_REQUIREMENT_.
Repeat the listing that follows, character for character, minus the pictures.

_DATA EXTRACT_.
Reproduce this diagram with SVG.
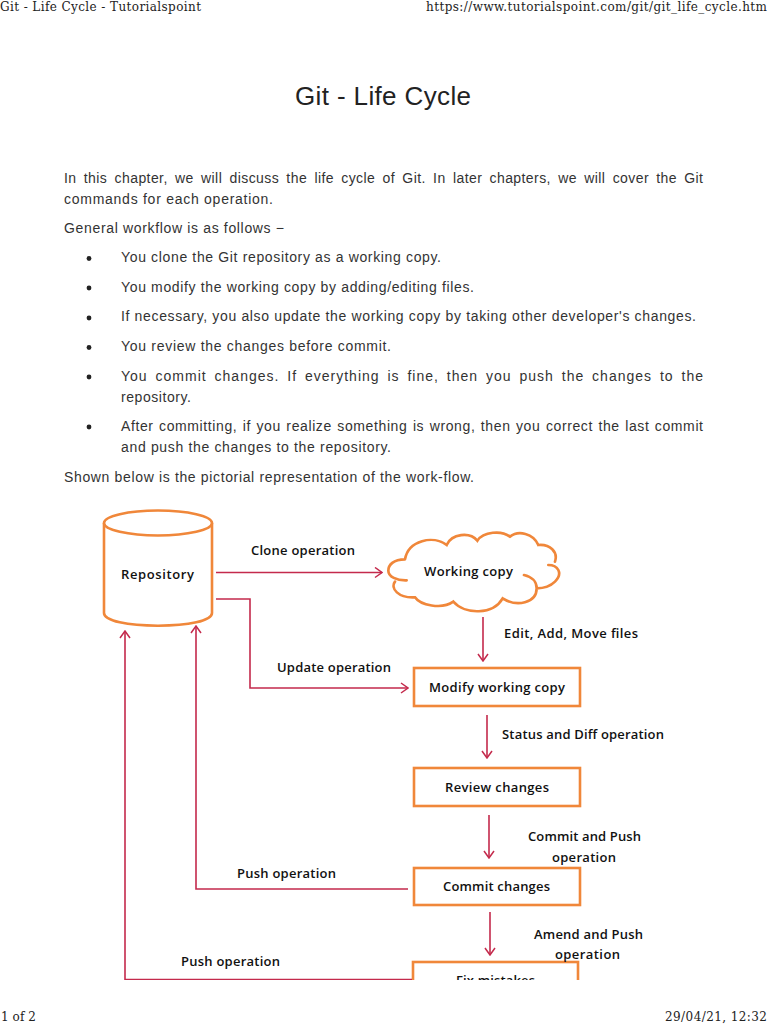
<svg xmlns="http://www.w3.org/2000/svg" width="768" height="1024" viewBox="0 0 768 1024">
<style>
.h{font-family:"DejaVu Serif",serif;font-size:12px;fill:#222}
.b{font-family:"Liberation Sans",Arial,sans-serif;font-size:14px;fill:#333}
.t{font-family:"Liberation Sans",Arial,sans-serif;font-size:26px;fill:#222}
.l{font-family:"Open Sans","Noto Sans",sans-serif;font-size:13px;font-weight:600;fill:#111}
.n{fill:#fff;stroke:#f0873a;stroke-width:2.6}
.c{fill:none;stroke:#c42a4c;stroke-width:1.6;marker-end:url(#a)}
</style>
<defs>
<marker id="a" viewBox="0 0 10 12" refX="9" refY="6" markerWidth="10" markerHeight="12" markerUnits="userSpaceOnUse" orient="auto"><path d="M2 1L9 6L2 11" fill="none" stroke="#c42a4c" stroke-width="1.5"/></marker>
<clipPath id="p"><rect x="0" y="0" width="768" height="980"/></clipPath>
</defs>
<rect width="768" height="1024" fill="#fff"/>
<g id="page-text">
<text class="h" x="0" y="11" textLength="201">Git - Life Cycle - Tutorialspoint</text>
<text class="h" x="426" y="11" textLength="341">https://www.tutorialspoint.com/git/git_life_cycle.htm</text>
<text class="t" x="295" y="105" textLength="176">Git - Life Cycle</text>
<text class="b" x="64" y="183" word-spacing="3" textLength="639">In this chapter, we will discuss the life cycle of Git. In later chapters, we will cover the Git</text>
<text class="b" x="64" y="204" textLength="209">commands for each operation.</text>
<text class="b" x="64" y="233" textLength="220">General workflow is as follows −</text>
<circle cx="89" cy="258.5" r="2.4" fill="#222"/>
<text class="b" x="121" y="262" textLength="320">You clone the Git repository as a working copy.</text>
<circle cx="89" cy="288" r="2.4" fill="#222"/>
<text class="b" x="121" y="292" textLength="353">You modify the working copy by adding/editing files.</text>
<circle cx="89" cy="318" r="2.4" fill="#222"/>
<text class="b" x="121" y="321" textLength="575">If necessary, you also update the working copy by taking other developer's changes.</text>
<circle cx="89" cy="347.5" r="2.4" fill="#222"/>
<text class="b" x="121" y="351" textLength="270">You review the changes before commit.</text>
<circle cx="89" cy="377" r="2.4" fill="#222"/>
<text class="b" x="121" y="381" word-spacing="3" textLength="582">You commit changes. If everything is fine, then you push the changes to the</text>
<text class="b" x="121" y="402" textLength="70">repository.</text>
<circle cx="89" cy="427" r="2.4" fill="#222"/>
<text class="b" x="121" y="431" word-spacing="1" textLength="582">After committing, if you realize something is wrong, then you correct the last commit</text>
<text class="b" x="121" y="452" textLength="270">and push the changes to the repository.</text>
<text class="b" x="64" y="482" textLength="410">Shown below is the pictorial representation of the work-flow.</text>
<text class="h" x="1" y="1021" textLength="35">1 of 2</text>
<text class="h" x="665" y="1021" textLength="102">29/04/21, 12:32</text>
</g>
<g clip-path="url(#p)">
<g id="repository">
<path class="n" d="M104 523V613C104 621 128 625.7 158 625.7C188 625.7 212 621 212 613V523"/>
<ellipse class="n" cx="158" cy="523" rx="54" ry="12.5"/>
<text class="l" x="121" y="579" textLength="73">Repository</text>
</g>
<g id="working-copy">
<path transform="translate(370 520) scale(.3333)" fill="#fff" stroke="#f0873a" stroke-width="8" stroke-linecap="round" d="M105 118C70 118 55 135 55 152C55 170 80 182 110 181M75 185C60 205 85 235 135 232C150 255 215 270 250 245C285 285 370 285 398 235C440 262 500 250 500 205C550 205 575 170 565 150C560 140 550 135 535 135M555 125C565 95 540 72 505 75C490 40 445 30 420 50C395 30 340 35 322 62C300 35 245 40 230 75C190 45 115 60 105 118M462 165C485 170 500 185 500 205"/>
<text class="l" x="424" y="576" textLength="89">Working copy</text>
</g>
<g id="modify-working-copy">
<rect class="n" x="414" y="668" width="166" height="38"/>
<text class="l" x="429" y="692" textLength="136">Modify working copy</text>
</g>
<g id="review-changes">
<rect class="n" x="414" y="768" width="166" height="38"/>
<text class="l" x="445" y="792" textLength="104">Review changes</text>
</g>
<g id="commit-changes">
<rect class="n" x="414" y="868" width="166" height="37"/>
<text class="l" x="443" y="891" textLength="107">Commit changes</text>
</g>
<g id="fix-mistakes">
<rect class="n" x="413" y="962" width="165" height="38"/>
<text class="l" x="456" y="985" textLength="79">Fix mistakes</text>
</g>
<g id="connectors">
<path class="c" d="M216 572.5H382"/>
<path class="c" d="M216 599H250V688H408"/>
<path class="c" d="M483 617V661"/>
<path class="c" d="M487 715V758"/>
<path class="c" d="M489 815V858"/>
<path class="c" d="M490 912V955"/>
<path class="c" d="M408 889H196V626"/>
<path class="c" d="M412 979.5H125V631"/>
</g>
<g id="labels">
<text class="l" x="251" y="555" textLength="104">Clone operation</text>
<text class="l" x="277" y="672" textLength="114">Update operation</text>
<text class="l" x="504" y="638" textLength="134">Edit, Add, Move files</text>
<text class="l" x="502" y="739" textLength="162">Status and Diff operation</text>
<text class="l" x="528" y="841" textLength="113">Commit and Push</text>
<text class="l" x="552" y="862" textLength="64">operation</text>
<text class="l" x="534" y="939" textLength="109">Amend and Push</text>
<text class="l" x="555" y="959" textLength="65">operation</text>
<text class="l" x="237" y="878" textLength="99">Push operation</text>
<text class="l" x="181" y="966" textLength="99">Push operation</text>
</g>
</g>
</svg>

_THE RESULT_.
Reproduce this diagram with SVG.
<svg xmlns="http://www.w3.org/2000/svg" width="768" height="1024" viewBox="0 0 768 1024">
<style>
.h{font-family:"DejaVu Serif",serif;font-size:12px;fill:#222}
.b{font-family:"Liberation Sans",Arial,sans-serif;font-size:14px;fill:#333}
.t{font-family:"Liberation Sans",Arial,sans-serif;font-size:26px;fill:#222}
.l{font-family:"Open Sans","Noto Sans",sans-serif;font-size:13px;font-weight:600;fill:#111}
.n{fill:#fff;stroke:#f0873a;stroke-width:2.6}
.c{fill:none;stroke:#c42a4c;stroke-width:1.6;marker-end:url(#a)}
</style>
<defs>
<marker id="a" viewBox="0 0 10 12" refX="9" refY="6" markerWidth="10" markerHeight="12" markerUnits="userSpaceOnUse" orient="auto"><path d="M2 1L9 6L2 11" fill="none" stroke="#c42a4c" stroke-width="1.5"/></marker>
<clipPath id="p"><rect x="0" y="0" width="768" height="980"/></clipPath>
</defs>
<rect width="768" height="1024" fill="#fff"/>
<g id="page-text">
<text class="h" x="0" y="11" textLength="201">Git - Life Cycle - Tutorialspoint</text>
<text class="h" x="426" y="11" textLength="341">https://www.tutorialspoint.com/git/git_life_cycle.htm</text>
<text class="t" x="295" y="105" textLength="176">Git - Life Cycle</text>
<text class="b" x="64" y="183" word-spacing="3" textLength="639">In this chapter, we will discuss the life cycle of Git. In later chapters, we will cover the Git</text>
<text class="b" x="64" y="204" textLength="209">commands for each operation.</text>
<text class="b" x="64" y="233" textLength="220">General workflow is as follows −</text>
<circle cx="89" cy="258.5" r="2.4" fill="#222"/>
<text class="b" x="121" y="262" textLength="320">You clone the Git repository as a working copy.</text>
<circle cx="89" cy="288" r="2.4" fill="#222"/>
<text class="b" x="121" y="292" textLength="353">You modify the working copy by adding/editing files.</text>
<circle cx="89" cy="318" r="2.4" fill="#222"/>
<text class="b" x="121" y="321" textLength="575">If necessary, you also update the working copy by taking other developer's changes.</text>
<circle cx="89" cy="347.5" r="2.4" fill="#222"/>
<text class="b" x="121" y="351" textLength="270">You review the changes before commit.</text>
<circle cx="89" cy="377" r="2.4" fill="#222"/>
<text class="b" x="121" y="381" word-spacing="3" textLength="582">You commit changes. If everything is fine, then you push the changes to the</text>
<text class="b" x="121" y="402" textLength="70">repository.</text>
<circle cx="89" cy="427" r="2.4" fill="#222"/>
<text class="b" x="121" y="431" word-spacing="1" textLength="582">After committing, if you realize something is wrong, then you correct the last commit</text>
<text class="b" x="121" y="452" textLength="270">and push the changes to the repository.</text>
<text class="b" x="64" y="482" textLength="410">Shown below is the pictorial representation of the work-flow.</text>
<text class="h" x="1" y="1021" textLength="35">1 of 2</text>
<text class="h" x="665" y="1021" textLength="102">29/04/21, 12:32</text>
</g>
<g clip-path="url(#p)">
<g id="repository">
<path class="n" d="M104 523V613C104 621 128 625.7 158 625.7C188 625.7 212 621 212 613V523"/>
<ellipse class="n" cx="158" cy="523" rx="54" ry="12.5"/>
<text class="l" x="121" y="579" textLength="73">Repository</text>
</g>
<g id="working-copy">
<path transform="translate(370 520) scale(.3333)" fill="#fff" stroke="#f0873a" stroke-width="8" stroke-linecap="round" d="M105 118C70 118 55 135 55 152C55 170 80 182 110 181M75 185C60 205 85 235 135 232C150 255 215 270 250 245C285 285 370 285 398 235C440 262 500 250 500 205C550 205 575 170 565 150C560 140 550 135 535 135M555 125C565 95 540 72 505 75C490 40 445 30 420 50C395 30 340 35 322 62C300 35 245 40 230 75C190 45 115 60 105 118M462 165C485 170 500 185 500 205"/>
<text class="l" x="424" y="576" textLength="89">Working copy</text>
</g>
<g id="modify-working-copy">
<rect class="n" x="414" y="668" width="166" height="38"/>
<text class="l" x="429" y="692" textLength="136">Modify working copy</text>
</g>
<g id="review-changes">
<rect class="n" x="414" y="768" width="166" height="38"/>
<text class="l" x="445" y="792" textLength="104">Review changes</text>
</g>
<g id="commit-changes">
<rect class="n" x="414" y="868" width="166" height="37"/>
<text class="l" x="443" y="891" textLength="107">Commit changes</text>
</g>
<g id="fix-mistakes">
<rect class="n" x="413" y="962" width="165" height="38"/>
<text class="l" x="456" y="985" textLength="79">Fix mistakes</text>
</g>
<g id="connectors">
<path class="c" d="M216 572.5H382"/>
<path class="c" d="M216 599H250V688H408"/>
<path class="c" d="M483 617V661"/>
<path class="c" d="M487 715V758"/>
<path class="c" d="M489 815V858"/>
<path class="c" d="M490 912V955"/>
<path class="c" d="M408 889H196V626"/>
<path class="c" d="M412 979.5H125V631"/>
</g>
<g id="labels">
<text class="l" x="251" y="555" textLength="104">Clone operation</text>
<text class="l" x="277" y="672" textLength="114">Update operation</text>
<text class="l" x="504" y="638" textLength="134">Edit, Add, Move files</text>
<text class="l" x="502" y="739" textLength="162">Status and Diff operation</text>
<text class="l" x="528" y="841" textLength="113">Commit and Push</text>
<text class="l" x="552" y="862" textLength="64">operation</text>
<text class="l" x="534" y="939" textLength="109">Amend and Push</text>
<text class="l" x="555" y="959" textLength="65">operation</text>
<text class="l" x="237" y="878" textLength="99">Push operation</text>
<text class="l" x="181" y="966" textLength="99">Push operation</text>
</g>
</g>
</svg>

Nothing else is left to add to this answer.